The FE analysis uses small displacement theory, so the results say the displacement of every point on the cylinder is in the tangential direction. That is a good approximation, so long as the deflections are small.

But when you scale up the displacements to make them visible on a plot, it looks like the radius of the cylinder increases.

If this bothers you (or you don't want to put a misleading picture in a report) just plot the stresses on the undeformed structure.

You could fix the problem by doing a large displacement analysis (if that is available in solidworks - I don't use it) which would give the "correct" displacements for an arbitrary rotation (i.e. if you modeled a long cylinder and the torque twisted it through 360 degrees, the displacements at the end would be calculated as zero!). But you can only plot the results of a large displacement analysis correctly at "actual size", not scaled up to make them visible.

If the stresses in your model are sensible (e.g. within the elastic limit of the material) the results from the small displacement analysis will be OK in practice, even if the graphics look strange.

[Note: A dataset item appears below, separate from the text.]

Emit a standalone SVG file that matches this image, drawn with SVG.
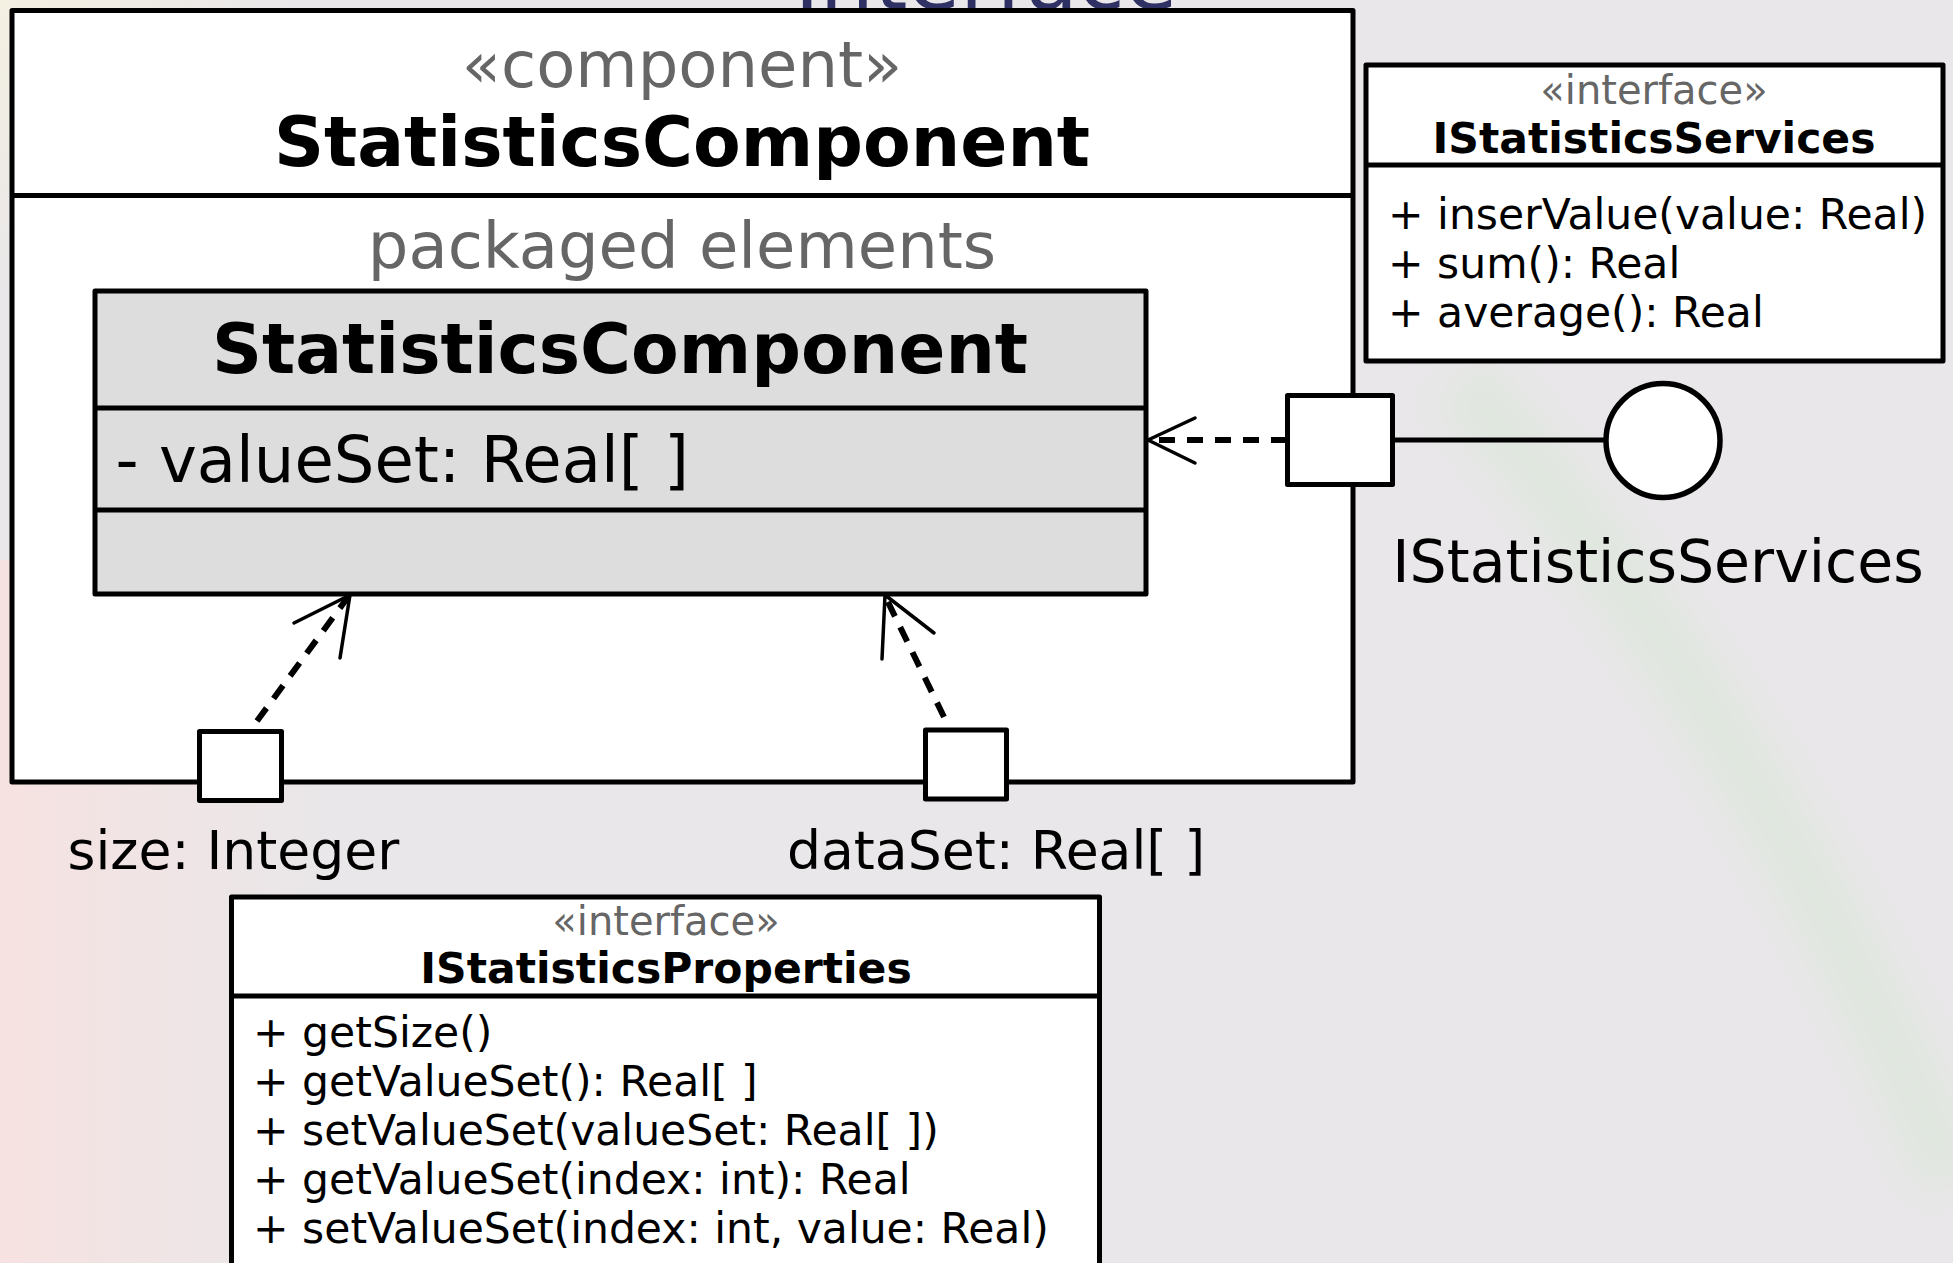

I agree with Aleph, it's probably the graphics on how it's drawn. If that's not the real cause, it's probably due to the mesh size being too large. The equations in finite element theory as formulated such that in the limit as the element size approaches zero, the result becomes more and more accurate. You can't really control the element size too much with COSMOS (or whatever they're calling it nowadays), so your displacements might be off a bit. 0.1mm over a 20mm diameter is 0.5%, so that's not too bad. As well, SolidWorks FEA isn't exactly the most accurate analysis software. It'll get you close, but if you want more exact answers, use Nastran or Abaqus. Also, I think you might be confusing what URES gives you. It will tell you the total displacement of the nodes in those areas, but not necessarily where the nodes are displacing to. I think the 0.1mm is the displacement of the node around the shaft, or in other words the angle of twist times the radius of the shaft.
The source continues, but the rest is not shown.